三个节点的rac,打补丁在做analyze冲突检测时发生了错误
[root@db01 etc]# /oracle/app/19.0.0/grid/OPatch/opatchauto apply /oracle/soft/35642822 -analyze
OPatchauto session is initiated at Sun Apr 7 14:01:19 2024
System initialization log file is /oracle/app/19.0.0/grid/cfgtoollogs/opatchautodb/systemconfig2024-04-07_02-01-26PM.log.
OPATCHAUTO-72050: System instance creation failed.
OPATCHAUTO-72050: Failed while retrieving system information.
OPATCHAUTO-72050: Please check log file for more details.
OPatchauto session completed at Sun Apr 7 14:01:41 2024
Time taken to complete the session 0 minute, 15 seconds
Topology creation failed.
日志做了简化处理,如下:
2024-04-07 10:18:04,876 SEVERE [1] com.oracle.glcm.patch.auto.db.integration.model.productsupport.topology.TopologyCreator - Not able to retrieve system instance details :: Unable to determine if “/oracle/app/19.0.0/grid” is a shared oracle home.
Failed:
Verifying ‘/tmp/’ …FAILED (PRVF-7546)
Verifying Shared Storage Accessibility:/oracle/app/19.0.0/grid/crs/install …PASSED
Verification of shared storage accessibility was unsuccessful.

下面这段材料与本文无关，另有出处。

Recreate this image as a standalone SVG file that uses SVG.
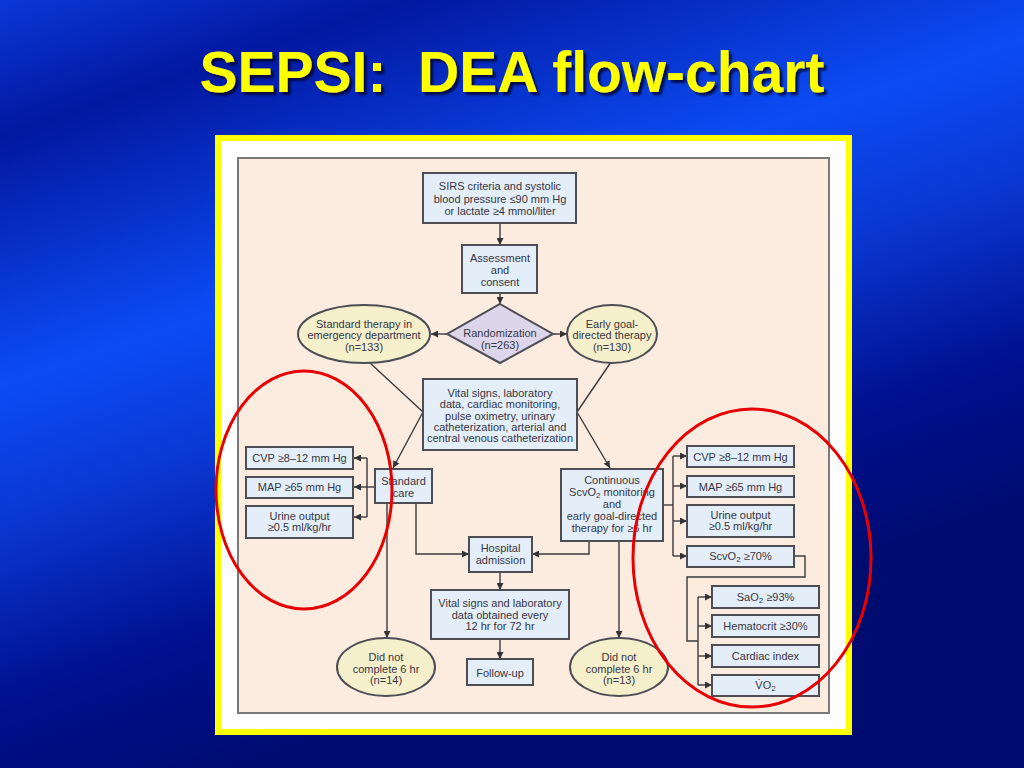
<svg xmlns="http://www.w3.org/2000/svg" width="1024" height="768" viewBox="0 0 1024 768">
<defs>
<linearGradient id="bg" gradientUnits="userSpaceOnUse" x1="0" y1="0" x2="260" y2="768">
<stop offset="0" stop-color="#0a38d8"/>
<stop offset="0.16" stop-color="#0218a0"/>
<stop offset="0.45" stop-color="#0c4cf5"/>
<stop offset="0.62" stop-color="#0a36d0"/>
<stop offset="0.82" stop-color="#00108f"/>
<stop offset="1" stop-color="#000b70"/>
</linearGradient>
<filter id="shadow" x="-5%" y="-20%" width="110%" height="140%">
<feDropShadow dx="3" dy="3" stdDeviation="0.8" flood-color="#000020" flood-opacity="0.75"/>
</filter>
<marker id="ah" viewBox="0 0 10 10" refX="10" refY="5" markerWidth="7" markerHeight="7" markerUnits="userSpaceOnUse" orient="auto">
<path d="M0,0 L10,5 L0,10 z" fill="#333"/>
</marker>
<style>
.box{fill:#e4eef8;stroke:#4d4d55;stroke-width:2}
.ell{fill:#f6efcb;stroke:#4d4d55;stroke-width:2}
.dia{fill:#ddd6ea;stroke:#4d4d55;stroke-width:2}
.t{font-family:"Liberation Sans",Arial,sans-serif;font-size:11px;fill:#363644;text-anchor:middle}
.c{fill:none;stroke:#3a3a3a;stroke-width:1.4}
.ca{fill:none;stroke:#3a3a3a;stroke-width:1.4;marker-end:url(#ah)}
.red{fill:none;stroke:#e80000;stroke-width:3}
.title{font-family:"Liberation Sans",Arial,sans-serif;font-size:57px;font-weight:bold;text-anchor:middle;fill:#ffff00;filter:url(#shadow)}
</style>
</defs>
<rect x="0" y="0" width="1024" height="768" fill="url(#bg)"/>
<text class="title" x="512" y="92">SEPSI:&#160; DEA flow-chart</text>
<rect x="218" y="138" width="631" height="594" fill="#ffffff" stroke="#ffff00" stroke-width="6"/>
<rect x="238" y="158" width="591" height="555" fill="#fcece0" stroke="#7a7a7a" stroke-width="2"/>

<g id="connectors">
<line class="ca" x1="500" y1="223" x2="500" y2="245"/>
<line class="ca" x1="500" y1="293" x2="500" y2="304"/>
<line class="ca" x1="447" y1="334" x2="431" y2="334"/>
<line class="ca" x1="553" y1="334" x2="567" y2="334"/>
<polyline class="c" points="369,362 423,412"/>
<line class="ca" x1="423" y1="412" x2="393" y2="468"/>
<polyline class="c" points="611,362 577,412"/>
<line class="ca" x1="577" y1="412" x2="610" y2="468"/>
<polyline class="c" points="375,487 367,487"/>
<line class="c" x1="367" y1="458" x2="367" y2="517"/>
<line class="ca" x1="367" y1="458" x2="354" y2="458"/>
<line class="ca" x1="367" y1="487" x2="354" y2="487"/>
<line class="ca" x1="367" y1="517" x2="354" y2="517"/>
<polyline class="ca" points="416,503 416,554 469,554"/>
<line class="ca" x1="387" y1="503" x2="387" y2="638"/>
<polyline class="c" points="663,505 673,505"/>
<line class="c" x1="673" y1="456" x2="673" y2="556"/>
<line class="ca" x1="673" y1="456" x2="687" y2="456"/>
<line class="ca" x1="673" y1="486" x2="687" y2="486"/>
<line class="ca" x1="673" y1="521" x2="687" y2="521"/>
<line class="ca" x1="673" y1="556" x2="687" y2="556"/>
<polyline class="ca" points="589,541 589,554 532,554"/>
<line class="ca" x1="619" y1="541" x2="619" y2="638"/>
<polyline class="c" points="794,556 805,556 805,577 687,577 687,641 698,641"/>
<line class="c" x1="698" y1="597" x2="698" y2="685"/>
<line class="ca" x1="698" y1="597" x2="712" y2="597"/>
<line class="ca" x1="698" y1="626" x2="712" y2="626"/>
<line class="ca" x1="698" y1="656" x2="712" y2="656"/>
<line class="ca" x1="698" y1="685" x2="712" y2="685"/>
<line class="ca" x1="500" y1="572" x2="500" y2="590"/>
<line class="ca" x1="500" y1="639" x2="500" y2="659"/>
</g>

<g id="sirs">
<rect class="box" x="423" y="173" width="153" height="50"/>
<text class="t" x="500" y="190">SIRS criteria and systolic</text>
<text class="t" x="500" y="202.5">blood pressure ≤90 mm Hg</text>
<text class="t" x="500" y="215">or lactate ≥4 mmol/liter</text>
</g>
<g id="assessment">
<rect class="box" x="462" y="245" width="75" height="48"/>
<text class="t" x="500" y="262">Assessment</text>
<text class="t" x="500" y="274">and</text>
<text class="t" x="500" y="286">consent</text>
</g>
<g id="randomization">
<polygon class="dia" points="500,304 553,334 500,363 447,334"/>
<text class="t" x="500" y="337">Randomization</text>
<text class="t" x="500" y="349">(n=263)</text>
</g>
<g id="standard-therapy">
<ellipse class="ell" cx="364" cy="334" rx="66" ry="29"/>
<text class="t" x="364" y="327.5">Standard therapy in</text>
<text class="t" x="364" y="339">emergency department</text>
<text class="t" x="364" y="350.5">(n=133)</text>
</g>
<g id="egdt">
<ellipse class="ell" cx="612" cy="334" rx="45" ry="29"/>
<text class="t" x="612" y="327.5">Early goal-</text>
<text class="t" x="612" y="339">directed therapy</text>
<text class="t" x="612" y="350.5">(n=130)</text>
</g>
<g id="vital-signs">
<rect class="box" x="423" y="379" width="154" height="71"/>
<text class="t" x="500" y="397">Vital signs, laboratory</text>
<text class="t" x="500" y="408.3">data, cardiac monitoring,</text>
<text class="t" x="500" y="419.6">pulse oximetry, urinary</text>
<text class="t" x="500" y="430.9">catheterization, arterial and</text>
<text class="t" x="500" y="442.2">central venous catheterization</text>
</g>
<g id="standard-care">
<rect class="box" x="375" y="469" width="57" height="34"/>
<text class="t" x="403.5" y="485">Standard</text>
<text class="t" x="403.5" y="497">care</text>
</g>
<g id="left-cvp">
<rect class="box" x="246" y="447" width="107" height="22"/>
<text class="t" x="299.5" y="462">CVP ≥8–12 mm Hg</text>
</g>
<g id="left-map">
<rect class="box" x="246" y="477" width="107" height="21"/>
<text class="t" x="299.5" y="491">MAP ≥65 mm Hg</text>
</g>
<g id="left-urine">
<rect class="box" x="246" y="506" width="107" height="32"/>
<text class="t" x="299.5" y="520">Urine output</text>
<text class="t" x="299.5" y="531">≥0.5 ml/kg/hr</text>
</g>
<g id="continuous">
<rect class="box" x="561" y="469" width="102" height="72"/>
<text class="t" x="612" y="484">Continuous</text>
<text class="t" x="612" y="496">ScvO<tspan font-size="8" dy="2">2</tspan><tspan dy="-2"> monitoring</tspan></text>
<text class="t" x="612" y="508">and</text>
<text class="t" x="612" y="520">early goal-directed</text>
<text class="t" x="612" y="532">therapy for ≥6 hr</text>
</g>
<g id="right-cvp">
<rect class="box" x="687" y="446" width="107" height="21"/>
<text class="t" x="740.5" y="460.5">CVP ≥8–12 mm Hg</text>
</g>
<g id="right-map">
<rect class="box" x="687" y="476" width="107" height="21"/>
<text class="t" x="740.5" y="490.5">MAP ≥65 mm Hg</text>
</g>
<g id="right-urine">
<rect class="box" x="687" y="505" width="107" height="32"/>
<text class="t" x="740.5" y="519">Urine output</text>
<text class="t" x="740.5" y="530">≥0.5 ml/kg/hr</text>
</g>
<g id="right-scvo2">
<rect class="box" x="687" y="546" width="107" height="21"/>
<text class="t" x="740.5" y="560">ScvO<tspan font-size="8" dy="2">2</tspan><tspan dy="-2"> ≥70%</tspan></text>
</g>
<g id="hospital">
<rect class="box" x="469" y="537" width="63" height="35"/>
<text class="t" x="500.5" y="552">Hospital</text>
<text class="t" x="500.5" y="564">admission</text>
</g>
<g id="vital-lab">
<rect class="box" x="431" y="590" width="138" height="49"/>
<text class="t" x="500" y="607">Vital signs and laboratory</text>
<text class="t" x="500" y="618.5">data obtained every</text>
<text class="t" x="500" y="630">12 hr for 72 hr</text>
</g>
<g id="follow-up">
<rect class="box" x="467" y="659" width="66" height="26"/>
<text class="t" x="500" y="676.5">Follow-up</text>
</g>
<g id="dnc-left">
<ellipse class="ell" cx="386" cy="667" rx="49" ry="29"/>
<text class="t" x="386" y="661">Did not</text>
<text class="t" x="386" y="672.5">complete 6 hr</text>
<text class="t" x="386" y="684">(n=14)</text>
</g>
<g id="dnc-right">
<ellipse class="ell" cx="619" cy="667" rx="49" ry="29"/>
<text class="t" x="619" y="661">Did not</text>
<text class="t" x="619" y="672.5">complete 6 hr</text>
<text class="t" x="619" y="684">(n=13)</text>
</g>
<g id="sao2">
<rect class="box" x="712" y="586" width="107" height="22"/>
<text class="t" x="765.5" y="601">SaO<tspan font-size="8" dy="2">2</tspan><tspan dy="-2"> ≥93%</tspan></text>
</g>
<g id="hematocrit">
<rect class="box" x="712" y="615" width="107" height="22"/>
<text class="t" x="765.5" y="630">Hematocrit ≥30%</text>
</g>
<g id="cardiac-index">
<rect class="box" x="712" y="645" width="107" height="22"/>
<text class="t" x="765.5" y="660">Cardiac index</text>
</g>
<g id="vo2">
<rect class="box" x="712" y="675" width="107" height="21"/>
<text class="t" x="765.5" y="689">V̇O<tspan font-size="8" dy="2">2</tspan></text>
</g>
<g id="highlights">
<ellipse class="red" cx="304" cy="490" rx="88" ry="119"/>
<ellipse class="red" cx="752" cy="558" rx="119" ry="149"/>
</g>
</svg>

Checks did not pass for the following nodes:
db03,db02
NODE_STATUS::db03:EFAIL
The result of cluvfy command contain EFAIL NODE_STATUS::db03:EFAIL
oracle.dbsysmodel.driver.sdk.productdriver.ProductDriverException: Unable to determine if “/oracle/app/19.0.0/grid” is a shared oracle home.
Failed:
Verifying ‘/tmp/’ …FAILED (PRVF-7546)
Verifying Shared Storage Accessibility:/oracle/app/19.0.0/grid/crs/install …PASSED
Verification of shared storage accessibility was unsuccessful.
Checks did not pass for the following nodes:
db03,db02
NODE_STATUS::db03:EFAIL
The result of cluvfy command contain EFAIL NODE_STATUS::db03:EFAIL
at oracle.dbsysmodel.driver.sdk.util.OsysUtility.isSharedPath(OsysUtility.java:190)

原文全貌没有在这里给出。